O livro foi muito bem recebido em muitos lugares. Fico muito agradecido com os leitores e a crítica, pois hoje eu não estaria publicando Seul, São Paulo no Brasil se não fosse por toda essa torcida que recomenda o livro. Houve algum grupo político que não gostou do livro pelo fato de eu ser de esquerda, e houve uma esquerda que criticou o livro por não ser suficientemente esquerdista. É engraçado. O livro saiu em um momento político difícil na Bolívia: Jeanine Áñez chegou ao poder com um golpe de Estado. Tem uma foto histórica que retrata as trevas daquele 2019: ela está mostrando para os torcedores dela uma Bíblia grande e, ao lado, está um militar. Assim como aconteceu no Brasil, muitas pessoas falaram que “Evo Morales e seu partido tinham afastado a Bolívia de Deus”. Era um momento de se posicionar. E eu me posicionei. Óbvio que isso trouxe consequências. Mesmo assim, o livro conseguiu andar, foi comentado, resenhado, publicado fora da Bolívia. A parte mais legal foi que o livro terminou criando-me. Ele me levou para muitos lugares, gerou parcerias, amizades. Conheci a Europa graças a ele. Ao mesmo tempo, o romance fez com que muitas pessoas achassem que sou de El Alto, pois eu falo muito dessa cidade no livro. Houve muita confusão. Há poucas semanas, em um podcast brasileiro, uma pessoa que indicava o livro disse que eu era boliviano-brasileiro…. Outras pessoas falaram que eu cheguei ao Brasil quando era criança e até que trabalhei em uma oficina de costura. Acho legal tudo isso. O livro cria outra ficção.
Você mora no Brasil há muitos anos. Viveu no Rio de Janeiro, talvez nossa cidade mais emblemática, conhece relativamente bem São Paulo e hoje vive em Goiânia, no Centro-Oeste brasileiro. Acho que isso lhe dá uma boa ideia do que é o Brasil e o que é ser brasileiro, não é? O que você mais gosta e o que você mais odeia no Brasil e nos brasileiros?
Ter morado no Rio me deu uma imagem importante do Brasil. Rio é uma cidade-chaveiro: é a cara de um país, é um produto para a venda. É uma cidade conhecida no mundo inteiro. Isso não acontece com Cuiabá, Curitiba ou Goiânia. Entrar nessa cidade-chaveiro e me dar conta de que o Brasil não é como apresentado na mídia me fez crescer muito. Abriu a minha mente.
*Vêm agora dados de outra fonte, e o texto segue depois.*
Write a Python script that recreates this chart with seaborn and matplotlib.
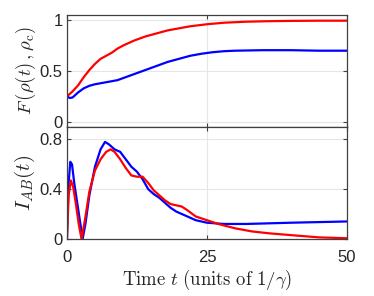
import matplotlib
matplotlib.use("Agg")
import matplotlib.pyplot as plt
import seaborn as sns
import pandas as pd

# Fidelity F(rho(t), rho_c)
t_fid_red = [0, 1, 2, 3, 4, 5, 6, 7, 8, 9, 10, 12, 14, 16, 18, 20, 22, 25, 28, 32, 36, 40, 45, 50]
fid_red = [0.25, 0.30, 0.36, 0.44, 0.51, 0.57, 0.62, 0.65, 0.68, 0.72, 0.75, 0.80, 0.84, 0.87,
           0.90, 0.92, 0.94, 0.96, 0.975, 0.985, 0.99, 0.993, 0.995, 0.995]
t_fid_blue = [0, 0.5, 1, 2, 3, 4, 5, 6, 7, 8, 9, 10, 11, 12, 14, 16, 18, 20, 22, 24, 26, 28,
              30, 35, 40, 45, 50]
fid_blue = [0.25, 0.235, 0.24, 0.29, 0.33, 0.355, 0.37, 0.38, 0.39, 0.40, 0.41, 0.43, 0.45,
            0.47, 0.51, 0.55, 0.59, 0.62, 0.65, 0.67, 0.685, 0.695, 0.70, 0.705, 0.705, 0.70, 0.70]

# Mutual information I_AB(t)
t_mi_blue = [0, 0.3, 0.6, 0.9, 1.3, 1.8, 2.3, 2.8, 3.3, 4, 5, 6, 6.8, 7.5, 8.5, 9.5, 10.5, 11.5,
             12.5, 13.5, 14.5, 15.5, 16.5, 17.5, 18.5, 19.5, 21, 23, 25, 28, 32, 36, 40, 45, 50]
mi_blue = [0, 0.45, 0.62, 0.60, 0.45, 0.30, 0.15, 0.0, 0.12, 0.35, 0.58, 0.72, 0.78, 0.76, 0.72,
           0.70, 0.64, 0.58, 0.54, 0.48, 0.40, 0.36, 0.33, 0.29, 0.25, 0.22, 0.19, 0.15, 0.13,
           0.12, 0.12, 0.125, 0.13, 0.135, 0.14]
t_mi_red = [0, 0.3, 0.7, 1.1, 1.6, 2.1, 2.6, 3.2, 4, 5, 6, 7, 7.8, 8.5, 9.5, 10.5, 11.5, 12.5,
            13.5, 14.5, 15.5, 16.5, 17.5, 18.5, 19.5, 20.5, 21.5, 23, 25, 27, 30, 33, 36, 40, 45, 50]
mi_red = [0, 0.35, 0.47, 0.42, 0.28, 0.12, 0.0, 0.15, 0.38, 0.55, 0.64, 0.70, 0.72, 0.70, 0.64,
          0.57, 0.51, 0.50, 0.50, 0.45, 0.39, 0.35, 0.31, 0.28, 0.27, 0.26, 0.23, 0.18, 0.15,
          0.12, 0.085, 0.06, 0.045, 0.03, 0.012, 0.005]

x_ticks = [0, 25, 50]
fid_ticks = [0, 0.5, 1]
fid_tick_labels = ["0", "0.5", "1"]
mi_ticks = [0, 0.4, 0.8]
mi_tick_labels = ["0", "0.4", "0.8"]

sns.set_style("ticks")
plt.rcParams.update({
    "font.family": ["Liberation Sans", "DejaVu Sans"],
    "mathtext.fontset": "cm",
    "axes.edgecolor": "#404040",
    "axes.linewidth": 0.9,
    "xtick.direction": "in",
    "ytick.direction": "in",
    "xtick.color": "#404040",
    "ytick.color": "#404040",
    "xtick.labelcolor": "#262626",
    "ytick.labelcolor": "#262626",
})

fig = plt.figure(figsize=(3.74, 2.96), dpi=100)
ax_top = fig.add_axes([0.179, 0.571, 0.749, 0.378])
ax_bot = fig.add_axes([0.179, 0.193, 0.749, 0.378])

sns.lineplot(x=t_fid_red, y=fid_red, ax=ax_top, color="#ff0000", lw=1.6)
sns.lineplot(x=t_fid_blue, y=fid_blue, ax=ax_top, color="#0000ff", lw=1.6)
sns.lineplot(x=t_mi_blue, y=mi_blue, ax=ax_bot, color="#0000ff", lw=1.6)
sns.lineplot(x=t_mi_red, y=mi_red, ax=ax_bot, color="#ff0000", lw=1.6)

for ax in (ax_top, ax_bot):
    ax.set_xlim(0, 50)
    ax.set_xticks(x_ticks)
    ax.grid(True, color="#e6e6e6", lw=0.8)
    ax.set_axisbelow(True)
    ax.tick_params(top=True, right=True, length=3, width=0.8, labelsize=12, pad=3)
    ax.tick_params(axis="x", pad=8)
    for s in ax.spines.values():
        s.set_visible(True)

ax_top.set_ylim(-0.05, 1.05)
ax_top.set_yticks(fid_ticks)
ax_top.set_yticklabels(fid_tick_labels)
ax_top.set_xticklabels([])
ax_top.set_ylabel(r"$F\,(\rho(t)\,,\rho_{\rm c})$", fontsize=13.5, labelpad=1)

ax_bot.set_ylim(0, 0.9)
ax_bot.set_yticks(mi_ticks)
ax_bot.set_yticklabels(mi_tick_labels)
ax_bot.set_ylabel(r"$I_{AB}(t)$", fontsize=15, labelpad=2)
ax_bot.set_xticklabels([str(v) for v in x_ticks])
ax_bot.set_xlabel(r"$\mathrm{Time}\ t\ (\mathrm{units\ of}\ 1/\gamma)$", fontsize=13.5, labelpad=2)

fig.savefig("out.png", dpi=100, facecolor="white")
Mas a minha experiência carioca é apenas uma pequena parte do que o Brasil pode oferecer. Agora que eu moro em Goiânia, vejo outra dinâmica de vida; os olhos brasileiros do Centro-Oeste são diferentes. O que mais gosto daqui é a frase “tudo bem”. Isso resume muito do espírito relaxado dos brasileiros. Nada é demais, tudo pode ser resolvido. Comparando com outras idiossincrasias, acho que o Brasil sempre tenta ver o lado bom da vida. Ao mesmo tempo, isso pode me perturbar muito. Tem coisas que não são levadas a sério. Sei lá. Uma pessoa pode chegar meia hora atrasada e tudo vai estar bem. Isso me deixa bravo, às vezes. Mas entendi que é parte da cultura.
Você confirma a máxima de que “o Brasil vive de costas para a América Latina”? Que tipo de situações viveu por aqui que mais o incomodaram no sentido de constatar que a maior parte dos brasileiros não sabe nada ou quase nada sobre a Bolívia, seu povo, sua cultura?
O Brasil compartilha com a Bolívia a maior divisa da América do Sul e, apesar disso, o contato entre os países em termos culturais é mínimo. Acho que é responsabilidade da Bolívia e do Brasil. Lá, a gente não liga para o português, mesmo que todo mundo saiba que temos um monte de migrantes em São Paulo. Considero que a gente poderia adotar o português como segunda língua, já que isso ajudaria a muitas pessoas. Percebi que, muitas vezes, o Brasil só tem olhos para a Argentina. Você não acha que é suspeito que o Brasil só tenha olhos casualmente apenas para o país mais branco da América do Sul?
Para finalizarmos, quais são os seus artistas bolivianos preferidos (em especial, os escritores de literatura), clássicos ou contemporâneos?
Em literatura, gosto muito de Wilmer Urrelo, Claudio Ferrufino, Giovanna Rivero, Magela Baudoin e Jesús Urzagasti. Em música, escuto bastante Kalamarka, Oz, Proyección, Awatiñas, Los Tuberculosos, A Pie.